Honor Killing Claims Lives of Mom, Daughter

Author: 
Agencies
Publication Date: 
Tue, 2005-06-21 03:00

MULTAN, Pakistan, 21 June 2005 — A Pakistani poured kerosene over his sleeping wife and daughter and burned them to death in the country’s latest example of so-called honor killings, police said yesterday.

The 45-year-old man, named as Jalil Ahmed, snapped after his brother caught his daughter having sex with a neighbor in the remote town of Samasatta, about 105 km south of the central city of Multan, police said.

He rushed back from his workplace in the southern city of Karachi and with the help of his brother tied the 20-year-old girl Shomaila, and her mother to wooden beds as they slept, police officer Arif Nawaz said.

They then set light to the two women — the girl for having an affair and the 40-year-old mother Azeem Mai for “not discouraging her daughter”, the police officer said.

Police have arrested the girl’s father and uncle and efforts were under way to arrest their neighbor, who fled the town after the incident.

“We have registered a case against three persons and arrested two of them, who have confessed the crime,” the policeman said.

“They said they had killed them for honor.”

Officials say about 4,000 people, mostly women, have died as a result of brutal “honor punishments” in rural areas of Pakistan over the past four years.

Last week a Pakistani widow and her two daughters were beaten and forced to parade naked through a market after her son allegedly had an affair with another man’s wife in Qabula, 175 km east of Multan.

Mukhtaran Mai, 33, became the victim of a notorious gang rape in June 2002, in Meerwala village, which is in the same area. She was raped on the orders of a tribal council to atone for her brother’s alleged affair with a woman of a powerful rival clan.

President Pervez Musharraf early this year signed into law a bill introducing the death penalty for honor killings.

Pakistan yesterday denied it had caved into pressure from the United States over the treatment of Mukhtaran, whose pursuit of justice won world acclaim.

Mukhtaran was barred from leaving the country earlier this month while her alleged attackers were freed from jail, prompting international outrage.

Prime Minister Shaukat Aziz last week lifted the ban after the State Department took a swipe at the key US ally over the “outrageous” case and urged Pakistan to respect human rights.

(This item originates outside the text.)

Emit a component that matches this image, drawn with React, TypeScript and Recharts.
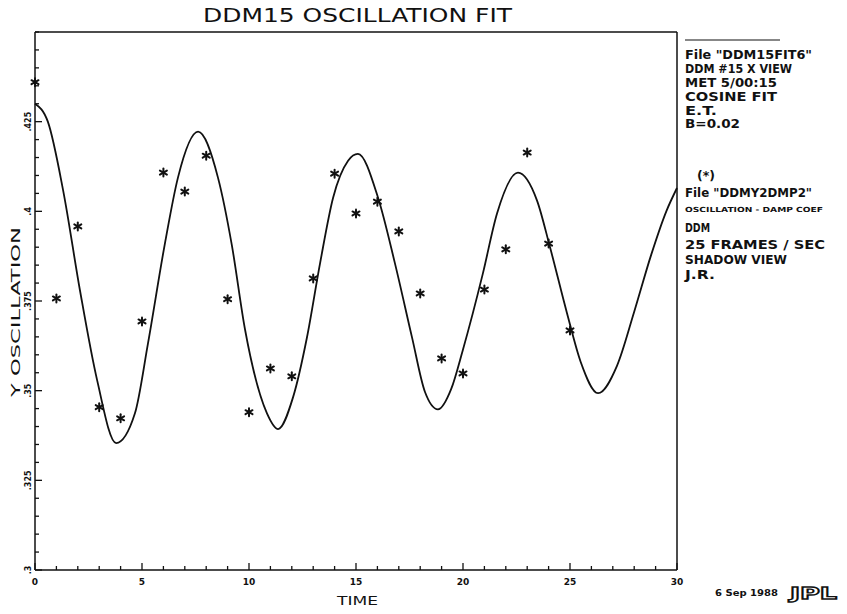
import React from "react";
import { ComposedChart, Line, Scatter, XAxis, YAxis } from "recharts";

// frame samples (t = 0..25) with their y oscillation reading
const sampleTimes = [0, 1, 2, 3, 4, 5, 6, 7, 8, 9, 10, 11, 12, 13, 14, 15, 16, 17, 18, 19, 20, 21, 22, 23, 24, 25];
const sampleValues = [
  0.436, 0.3757, 0.3958, 0.3454, 0.3423, 0.3693, 0.4108, 0.4055, 0.4155, 0.3755,
  0.344, 0.3562, 0.354, 0.3813, 0.4105, 0.3994, 0.4027, 0.3944, 0.3771, 0.359,
  0.3548, 0.3782, 0.3894, 0.4164, 0.391, 0.3668,
];

// cosine fit curve, traced along its length
const fitTimes = [
  0, 0.6, 1.31, 2.1, 2.9, 3.79, 4.67, 5.28, 6.07, 6.68, 7.62, 8.55, 9.2, 9.81, 10.84,
  11.36, 12.06, 12.71, 13.32, 13.93, 14.63, 15.09, 16.03, 16.82, 17.62, 18.22, 18.83,
  19.45, 20.0, 20.93, 21.59, 22.57, 23.46, 24.07, 24.86, 25.5, 26.31, 27.2, 28.0, 28.8,
  29.5, 30,
];
const fitValues = [
  0.43, 0.425, 0.406, 0.378, 0.353, 0.3354, 0.3437, 0.3632, 0.391, 0.4094, 0.4222, 0.4094,
  0.3905, 0.3672, 0.3437, 0.3393, 0.3482, 0.3649, 0.3855, 0.4038, 0.4141,
  0.416, 0.4038, 0.3855, 0.3648, 0.3497, 0.3448, 0.3505, 0.3615, 0.3827, 0.3994,
  0.4108, 0.403, 0.3899, 0.3716, 0.358, 0.3493, 0.357, 0.372, 0.388, 0.4, 0.4065,
];

const xMajorTicks = [0, 5, 10, 15, 20, 25, 30];
const yMajorTicks = [0.3, 0.325, 0.35, 0.375, 0.4, 0.425];
const xTicks = Array.from({ length: 31 }, (_, i) => i);
const yTicks = Array.from({ length: 31 }, (_, i) => +(0.3 + i * 0.005).toFixed(3));

const fitNotes = ['File "DDM15FIT6"', "DDM #15 X VIEW", "MET 5/00:15", "COSINE FIT", "E.T.", "B=0.02"];
const sampleNotes = ['File "DDMY2DMP2"', "OSCILLATION - DAMP COEF", "DDM", "25 FRAMES / SEC", "SHADOW VIEW", "J.R."];

const fitData = fitTimes.map((t, i) => ({ t, v: fitValues[i] }));
const sampleData = sampleTimes.map((t, i) => ({ t, v: sampleValues[i] }));

const INK = "#111";
const FONT = "DejaVu Sans";

const isMajorY = (v: number) => yMajorTicks.some((m) => Math.abs(m - v) < 1e-6);
const fmtY = (v: number) => String(+v.toFixed(3)).replace(/^0/, "");

function BottomTick({ x, y, payload }: any) {
  const major = xMajorTicks.includes(payload.value);
  return (
    <g>
      <line x1={x} y1={y} x2={x} y2={y - (major ? 7 : 4)} stroke={INK} strokeWidth={1.3} />
      {major && (
        <text x={x} y={y + 15} textAnchor="middle" fontSize={9} fontWeight="bold" fill={INK} fontFamily={FONT}>
          {payload.value}
        </text>
      )}
    </g>
  );
}

function TopTick({ x, y, payload }: any) {
  const major = xMajorTicks.includes(payload.value);
  return <line x1={x} y1={y} x2={x} y2={y + (major ? 7 : 4)} stroke={INK} strokeWidth={1.3} />;
}

function LeftTick({ x, y, payload }: any) {
  const major = isMajorY(payload.value);
  return (
    <g>
      <line x1={x} y1={y} x2={x + (major ? 7 : 4)} y2={y} stroke={INK} strokeWidth={1.3} />
      {major && (
        <text
          x={x - 4}
          y={y}
          transform={`rotate(-90, ${x - 4}, ${y})`}
          textAnchor="middle"
          fontSize={8}
          fontWeight="bold"
          fill={INK}
          fontFamily={FONT}
        >
          {fmtY(payload.value)}
        </text>
      )}
    </g>
  );
}

function RightTick({ x, y, payload }: any) {
  const major = isMajorY(payload.value);
  return <line x1={x} y1={y} x2={x - (major ? 7 : 4)} y2={y} stroke={INK} strokeWidth={1.3} />;
}

function Asterisk({ cx, cy }: any) {
  if (cx == null || cy == null) return null;
  return (
    <g stroke={INK} strokeWidth={2} strokeLinecap="round">
      <line x1={cx} y1={cy - 4} x2={cx} y2={cy + 4} />
      <line x1={cx - 3.5} y1={cy - 2} x2={cx + 3.5} y2={cy + 2} />
      <line x1={cx - 3.5} y1={cy + 2} x2={cx + 3.5} y2={cy - 2} />
    </g>
  );
}

const noteStyle = { fontFamily: FONT, fontWeight: "bold" as const, fill: INK };

function Annotations() {
  const fitY = [59, 73, 87, 101, 115, 128];
  const fitLen = [127, 107, 92, 92, 32, 55];
  const sampleY = [197, 212, 232, 249, 264, 279];
  const sampleLen = [127, 138, 25, 140, 102, 30];
  return (
    <svg width={847} height={614} style={{ position: "absolute", left: 0, top: 0, pointerEvents: "none" }}>
      <text x={203} y={22} fontSize={19} fontFamily={FONT} fill={INK} textLength={309} lengthAdjust="spacingAndGlyphs">
        DDM15 OSCILLATION FIT
      </text>
      <text x={337} y={605} fontSize={13} fontFamily={FONT} fill={INK} textLength={41} lengthAdjust="spacingAndGlyphs">
        TIME
      </text>
      <text
        x={0}
        y={0}
        transform="translate(20, 312) rotate(-90)"
        textAnchor="middle"
        fontSize={13}
        fontFamily={FONT}
        fill={INK}
        textLength={170}
        lengthAdjust="spacingAndGlyphs"
      >
        Y OSCILLATION
      </text>

      <line x1={685} y1={40} x2={780} y2={40} stroke={INK} strokeWidth={1.2} />
      {fitNotes.map((s, i) => (
        <text key={s} x={685} y={fitY[i]} fontSize={12} {...noteStyle} textLength={fitLen[i]} lengthAdjust="spacingAndGlyphs">
          {s}
        </text>
      ))}
      <text x={697} y={180} fontSize={12} {...noteStyle} textLength={18} lengthAdjust="spacingAndGlyphs">
        (*)
      </text>
      {sampleNotes.map((s, i) => (
        <text
          key={s}
          x={685}
          y={sampleY[i]}
          fontSize={i === 1 ? 7 : 12}
          {...noteStyle}
          textLength={sampleLen[i]}
          lengthAdjust="spacingAndGlyphs"
        >
          {s}
        </text>
      ))}

      <text x={715} y={596} fontSize={8} {...noteStyle} textLength={63} lengthAdjust="spacingAndGlyphs">
        6 Sep 1988
      </text>
      <text
        x={790}
        y={599}
        fontSize={16}
        fontFamily={FONT}
        fontWeight="bold"
        fill="#fff"
        stroke={INK}
        strokeWidth={1.3}
        textLength={47}
        lengthAdjust="spacingAndGlyphs"
      >
        JPL
      </text>
    </svg>
  );
}

export default function App() {
  return (
    <div style={{ position: "absolute", left: 0, top: 0, width: 847, height: 614, background: "#fff" }}>
      <ComposedChart width={847} height={614} margin={{ top: 30, right: 160, bottom: 14, left: 5 }}>
        <XAxis
          dataKey="t"
          type="number"
          domain={[0, 30]}
          ticks={xTicks}
          interval={0}
          height={30}
          tickSize={0}
          tickMargin={0}
          axisLine={{ stroke: INK, strokeWidth: 1.5 }}
          tickLine={false}
          tick={(p: any) => <BottomTick {...p} />}
        />
        <XAxis
          xAxisId="top"
          orientation="top"
          dataKey="t"
          type="number"
          domain={[0, 30]}
          ticks={xTicks}
          interval={0}
          height={2}
          tickSize={0}
          tickMargin={0}
          axisLine={{ stroke: INK, strokeWidth: 1.5 }}
          tickLine={false}
          tick={(p: any) => <TopTick {...p} />}
        />
        <YAxis
          type="number"
          domain={[0.3, 0.45]}
          ticks={yTicks}
          interval={0}
          width={30}
          tickSize={0}
          tickMargin={0}
          axisLine={{ stroke: INK, strokeWidth: 1.5 }}
          tickLine={false}
          tick={(p: any) => <LeftTick {...p} />}
        />
        <YAxis
          yAxisId="right"
          orientation="right"
          type="number"
          domain={[0.3, 0.45]}
          ticks={yTicks}
          interval={0}
          width={10}
          tickSize={0}
          tickMargin={0}
          axisLine={{ stroke: INK, strokeWidth: 1.5 }}
          tickLine={false}
          tick={(p: any) => <RightTick {...p} />}
        />
        <Line
          data={fitData}
          dataKey="v"
          type="monotone"
          stroke={INK}
          strokeWidth={1.8}
          dot={false}
          activeDot={false}
          isAnimationActive={false}
        />
        <Scatter data={sampleData} dataKey="v" shape={(p: any) => <Asterisk {...p} />} isAnimationActive={false} />
      </ComposedChart>
      <Annotations />
    </div>
  );
}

“There is absolutely no pressure as far as this particular case is concerned,” Foreign Ministry spokesman Jalil Abbas Jilani told a weekly briefing when asked if Pakistan had bowed to Washington.

He said he could not comment further on the case and urged the media, rights groups and “entities both local and foreign” to do likewise since Pakistan’s Supreme Court was due to hold a hearing on it later this month.

After her rape, allegedly as punishment for her brother’s affair with a woman from a powerful rival clan in the remote town of Meerwala, 33-year-old Mukhtaran defied threats and local customs to testify against the suspects.

In August 2002 six men were sentenced to death. But this March, another court overturned five of the convictions and reduced the death sentence of the sixth to life in prison.

Twelve men were then rearrested on the prime minister’s orders but were freed on June 10.

Pakistan admitted it had banned Mukhtaran from leaving the country after she was invited by Amnesty International to meet US congressional leaders and administration officials to discuss abuses against women in South Asia.

It lifted the ban last Wednesday.

“There are absolutely no curbs on her movement. She is free to travel anywhere, any time of her choosing. She is a victim, the sympathies of the government are always with the victim,” Jilani said.